Notifications can be sent to all parties automatically, taking human error out of the equation.  Notifications are automatic.  When a contract is set to expire, or another contract has a workflow stage (subsection of the contract) that will expire soon, an automatic notification or email reminder is sent to all parties.  This is another way to keep the lines of communication open.  And again, notifications sent will be included in the history statistics of each contract in a contract management system. 

Contract management software utilizes many tactics to preserve communication during a contract life cycle to be transparent.  Transparency builds trust.  Lies breakdown trust.   

Will you be a part of a breach of contract lawsuit?  If so, will it be because the other party in a contract that you participated did not have a contract management system?  Or will it be because your organization is not using a contract management system?  Or will it be because your organization is failing to setup workflow stages properly?   

Remember that workflow stages are designed to keep communication transparent, to give all parties the opportunity to redline or edit the contract before it is signed and executed, and to give all parties the chance to know exactly the progress of the contract’s development.   
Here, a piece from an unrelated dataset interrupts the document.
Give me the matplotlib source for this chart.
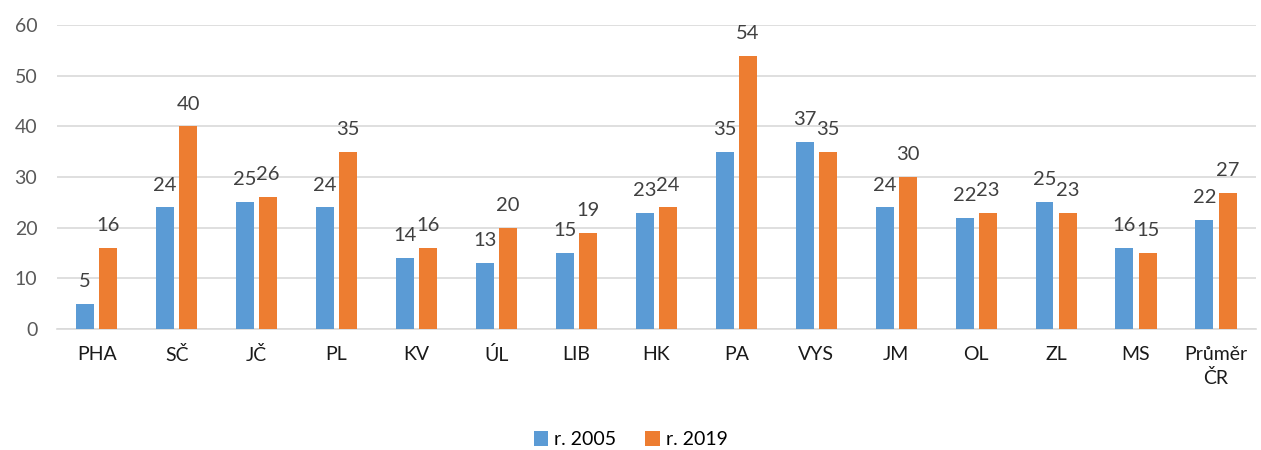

Train your organization on how to use your contract management system so that fewer breach of contract lawsuits take place.  Assign responsibility and ownership of each workflow stage to personnel that is logical.  For example, assign contract template choice decision to be chosen by a sales rep, but approved by the regional sales manager.  Then, have the required parts of the contract assembled by the appropriate personnel at your organization.  Have your office manager approve and certify that business liability insurance certificates are up to date.  Have your CFO approve payment terms of the contract.  Have your CEO approve contract contents before and after the legal team has approved the contract.  Assign an oversight committee to review all contracts formed at your organization before they are sent to the other parties for signatures and execution.